To apply machine learning to problems in the physical world, one needs models/algorithms that are faithful to physics. We consider understanding how the anatomical structure of the body and ears leads to the remarkable ability to localize a sound source in a complex and noisy environment that is innate in most animals and humans. The cues used in localization arise from the process of the acoustic wave scattering off the complex-shaped listener's body and ears. Numerically, these changes in the sound spectrum are characterized by the head-related transfer function (HRTF). Every person's body is unique, and the HRTF is highly individual. It is possible to measure the HRTF; however, the measurement requires specialized hardware and is tedious. There has been considerable interest in convenient methods to obtaining the HRTF. We propose to develop a framework to perform machine learning to establish a relationship between the anatomy and HRTF. An HRTF database with 100 subjects, along with their anthropometric measurements, is available. A novel LMA (Learning of Multiple Attributes) algorithm will be developed. The key properties of this algorithm are that it can incorporate physical constraints into the learning and predict complex structured outputs in continuous spaces. The algorithm will find the low-dimensional manifold in high-dimensional HRTF space and to map the manifold structure to anatomical parameters.

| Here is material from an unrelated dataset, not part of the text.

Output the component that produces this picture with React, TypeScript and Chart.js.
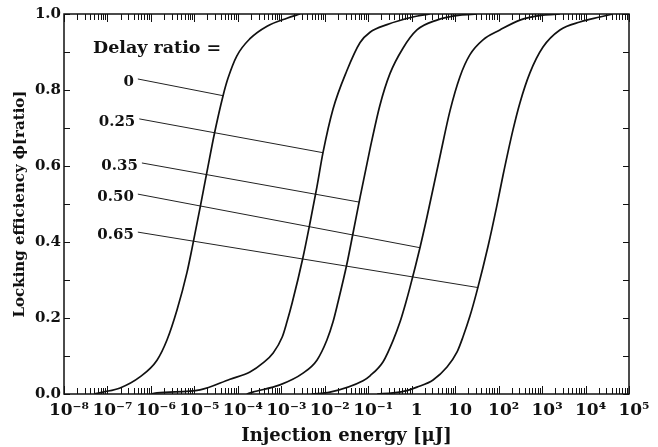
import React, { useEffect, useRef } from 'react';
import { Chart, registerables } from 'chart.js';

Chart.register(...registerables);

// ---- data ----
const DELAY_LABELS = ['0', '0.25', '0.35', '0.50', '0.65'];

const ENERGY_D0 = [5.0e-8, 7.9e-8, 1.95e-7, 5.6e-7, 1.38e-6, 2.34e-6, 3.98e-6, 6.76e-6, 8.9e-6, 1.35e-5, 1.95e-5, 2.95e-5, 4.57e-5, 5.9e-5, 9.5e-5, 1.9e-4, 4.7e-4, 1.35e-3, 2.7e-3];
const PHI_D0 = [0, 0.005, 0.016, 0.045, 0.089, 0.142, 0.221, 0.32, 0.385, 0.49, 0.585, 0.69, 0.785, 0.83, 0.89, 0.935, 0.968, 0.989, 1.0];

const ENERGY_D25 = [1e-6, 1.38e-6, 1.35e-5, 6.6e-5, 1.9e-4, 3.8e-4, 6.5e-4, 1.05e-3, 1.35e-3, 1.78e-3, 3.16e-3, 4.57e-3, 6.6e-3, 9.1e-3, 1.55e-2, 3.2e-2, 6.5e-2, 0.11, 0.27, 1.07, 2.6];
const PHI_D25 = [0, 0.003, 0.011, 0.039, 0.058, 0.082, 0.108, 0.15, 0.19, 0.24, 0.36, 0.45, 0.545, 0.635, 0.75, 0.85, 0.925, 0.952, 0.972, 0.992, 1.0];

const ENERGY_D35 = [1.6e-4, 2.2e-4, 9.3e-4, 3.16e-3, 6.6e-3, 1.12e-2, 1.55e-2, 2.0e-2, 3.2e-2, 4.5e-2, 6.5e-2, 0.11, 0.186, 0.316, 0.63, 1.32, 3.8, 12.9, 31.6];
const PHI_D35 = [0, 0.005, 0.024, 0.055, 0.089, 0.142, 0.19, 0.24, 0.34, 0.425, 0.518, 0.645, 0.76, 0.843, 0.91, 0.958, 0.984, 0.997, 1.0];

const ENERGY_D50 = [5e-3, 1.32e-2, 7.6e-2, 0.11, 0.22, 0.37, 0.54, 0.71, 0.91, 1.55, 2.24, 4.47, 7.6, 12.9, 21.9, 43.7, 107, 309, 1050, 2570];
const PHI_D50 = [0, 0.005, 0.035, 0.048, 0.085, 0.14, 0.19, 0.235, 0.28, 0.385, 0.465, 0.625, 0.745, 0.835, 0.893, 0.932, 0.958, 0.984, 0.997, 1.0];

const ENERGY_D65 = [0.16, 0.37, 0.78, 1.32, 3.1, 6.5, 11, 15.1, 21.9, 31.6, 57.5, 91, 126, 214, 309, 525, 1050, 2570, 7400, 21400, 42700];
const PHI_D65 = [0, 0.003, 0.009, 0.018, 0.037, 0.071, 0.11, 0.15, 0.205, 0.27, 0.39, 0.495, 0.575, 0.695, 0.766, 0.845, 0.913, 0.958, 0.979, 0.992, 1.0];

// leader lines from the delay-ratio labels to their curves
const LEADER_FROM_E = [5.0e-7, 5.4e-7, 6.2e-7, 5.0e-7, 5.0e-7];
const LEADER_FROM_PHI = [0.829, 0.724, 0.608, 0.526, 0.426];
const LEADER_TO_E = [4.57e-5, 9.1e-3, 6.2e-2, 1.55, 33.9];
const LEADER_TO_PHI = [0.785, 0.635, 0.505, 0.385, 0.28];

// axis ticks
const X_TICK_EXPONENTS = [-8, -7, -6, -5, -4, -3, -2, -1, 0, 1, 2, 3, 4, 5];
const X_TICK_LABELS = ['10⁻⁸', '10⁻⁷', '10⁻⁶', '10⁻⁵', '10⁻⁴', '10⁻³', '10⁻²', '10⁻¹', '1', '10', '10²', '10³', '10⁴', '10⁵'];
const Y_TICK_LABELS = ['0.0', '0.2', '0.4', '0.6', '0.8', '1.0'];

const FONT = "'DejaVu Serif', serif";

const CURVES = [
  [ENERGY_D0, PHI_D0],
  [ENERGY_D25, PHI_D25],
  [ENERGY_D35, PHI_D35],
  [ENERGY_D50, PHI_D50],
  [ENERGY_D65, PHI_D65],
];

const framePlugin = {
  id: 'frameTicks',
  afterDatasetsDraw(chart: any) {
    const { ctx, chartArea, scales } = chart;
    const { left, right, top, bottom } = chartArea;
    const x = scales.x;
    const y = scales.y;
    ctx.save();
    ctx.strokeStyle = '#111';
    ctx.lineWidth = 1.5;
    ctx.strokeRect(left, top, right - left, bottom - top);
    ctx.lineWidth = 1;
    ctx.beginPath();
    x.ticks.forEach((t: any) => {
      const px = Math.round(x.getPixelForValue(t.value)) + 0.5;
      const len = t.major ? 8 : 6;
      ctx.moveTo(px, bottom);
      ctx.lineTo(px, bottom - len);
      ctx.moveTo(px, top);
      ctx.lineTo(px, top + len);
    });
    y.ticks.forEach((t: any) => {
      const py = Math.round(y.getPixelForValue(t.value)) + 0.5;
      ctx.moveTo(left, py);
      ctx.lineTo(left + 6, py);
      ctx.moveTo(right, py);
      ctx.lineTo(right - 6, py);
    });
    ctx.stroke();

    // delay ratio labels
    ctx.fillStyle = '#111';
    ctx.font = `bold 17.5px ${FONT}`;
    ctx.textBaseline = 'middle';
    ctx.textAlign = 'left';
    ctx.fillText('Delay ratio =', left + 29, top + 34);
    ctx.font = `bold 15px ${FONT}`;
    ctx.textAlign = 'right';
    DELAY_LABELS.forEach((lab, i) => {
      const px = x.getPixelForValue(LEADER_FROM_E[i]) - 4;
      const py = y.getPixelForValue(LEADER_FROM_PHI[i]) + 3;
      ctx.fillText(lab, px, py);
    });
    ctx.restore();
  },
};

export default function App() {
  const ref = useRef<HTMLCanvasElement | null>(null);

  useEffect(() => {
    if (!ref.current) return;
    const datasets: any[] = [];
    CURVES.forEach(([es, ps], i) => {
      datasets.push({
        label: 'Delay ' + DELAY_LABELS[i],
        data: es.map((e, k) => ({ x: e, y: ps[k] })),
        showLine: true,
        borderColor: '#111',
        borderWidth: 1.7,
        pointRadius: 0,
        cubicInterpolationMode: 'monotone',
      });
    });
    DELAY_LABELS.forEach((lab, i) => {
      datasets.push({
        label: 'Leader ' + lab,
        data: [
          { x: LEADER_FROM_E[i], y: LEADER_FROM_PHI[i] },
          { x: LEADER_TO_E[i], y: LEADER_TO_PHI[i] },
        ],
        showLine: true,
        borderColor: '#222',
        borderWidth: 1,
        pointRadius: 0,
      });
    });

    const chart = new Chart(ref.current, {
      type: 'scatter',
      data: { datasets },
      plugins: [framePlugin],
      options: {
        animation: false,
        responsive: false,
        layout: { padding: { left: 0, right: 29, top: 14, bottom: 0 } },
        plugins: { legend: { display: false }, tooltip: { enabled: false } },
        scales: {
          x: {
            type: 'logarithmic',
            min: 1e-8,
            max: 1e5,
            grid: { display: false, drawTicks: false },
            border: { display: false },
            afterBuildTicks: (scale: any) => {
              const ticks: any[] = [];
              X_TICK_EXPONENTS.forEach((ex, idx) => {
                ticks.push({ value: Math.pow(10, ex), major: true });
                if (idx < X_TICK_EXPONENTS.length - 1) {
                  for (let k = 2; k <= 9; k++) ticks.push({ value: k * Math.pow(10, ex), major: false });
                }
              });
              scale.ticks = ticks;
            },
            afterFit: (scale: any) => {
              scale.height = 53;
            },
            ticks: {
              autoSkip: false,
              maxRotation: 0,
              minRotation: 0,
              padding: 6,
              labelOffset: 5,
              color: '#111',
              font: { family: FONT, size: 17, weight: 'bold' },
              callback: (value: any) => {
                const v = Number(value);
                const ex = Math.round(Math.log10(v));
                if (Math.abs(v / Math.pow(10, ex) - 1) > 1e-6) return '';
                const idx = X_TICK_EXPONENTS.indexOf(ex);
                return idx >= 0 ? X_TICK_LABELS[idx] : '';
              },
            },
            title: {
              display: true,
              text: 'Injection energy [μJ]',
              color: '#111',
              font: { family: FONT, size: 18, weight: 'bold' },
              padding: { top: 0, bottom: 0 },
            },
          },
          y: {
            min: 0,
            max: 1,
            grid: { display: false, drawTicks: false },
            border: { display: false },
            afterFit: (scale: any) => {
              scale.width = 64;
            },
            ticks: {
              stepSize: 0.1,
              padding: 3,
              color: '#111',
              font: { family: FONT, size: 15, weight: 'bold' },
              callback: (value: any) => {
                const n = Math.round(Number(value) * 10);
                return n % 2 === 0 ? Y_TICK_LABELS[n / 2] : '';
              },
            },
            title: {
              display: true,
              text: 'Locking efficiency ϕ[ratio]',
              color: '#111',
              font: { family: FONT, size: 15, weight: 'bold' },
              padding: { top: 11, bottom: 0 },
            },
          },
        },
      } as any,
    });
    return () => chart.destroy();
  }, []);

  return (
    <div style={{ position: 'fixed', left: 0, top: 0, width: 658, height: 447, background: '#fff' }}>
      <canvas ref={ref} width={658} height={447} style={{ display: 'block' }} />
    </div>
  );
}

The research will create novel machine learning algorithms that are able to incorporate physics based constraints, and these will find application in other problems. HRTF generation from simple body measurements will allow introduction of personalized spatial audio into fields such as human-computer interaction, consumer electronics, auditory assistive devices for the vision-impaired, robotics, entertainment, education, and surveillance. Training of K-16 and graduate students in the proposed research will add to the nations talent pool.
The human (and mammalian) ability to perceive the 3D location of a sound source using just their two ears is remarkable. One of the key mechanisms that explain this ability is the able to extract cues from the scattering of sound off the person's own body and external ears. This scattering is characterized by a head-related transfer function (HRTF), and shows considerable inter-personal variability. A deep understanding of the HRTF would allow better audio displays to be created for the visually impaired, and would revolutionize how audio is presented over headphones. This project applied the techniques of statistical machine learning to analyze previously collected HRTF data. Research contributions included the development of a methodology to study HRTFs using Gaussian Process Regression. Gaussian Process Regression is a computationally intensive algorithm. Fast algorithms that exploited the "near-grid" character of HRTF data were developed. These algorithms were generalized and published as a general technique for fast GPR in a machine learning conference. A fast method for interpolating HRTF data was developed, and shown to outperform other algorithms which had been proposed for such interpolation. A method to fuse HRTF data for the same subject, but collected at different laboratories was developed. Techniques for deep learning were extended to HRTF data. Graduate student Yuancheng Luo, a U.S. citizen, was supported via this grant. Several peer reviewerd papers were published.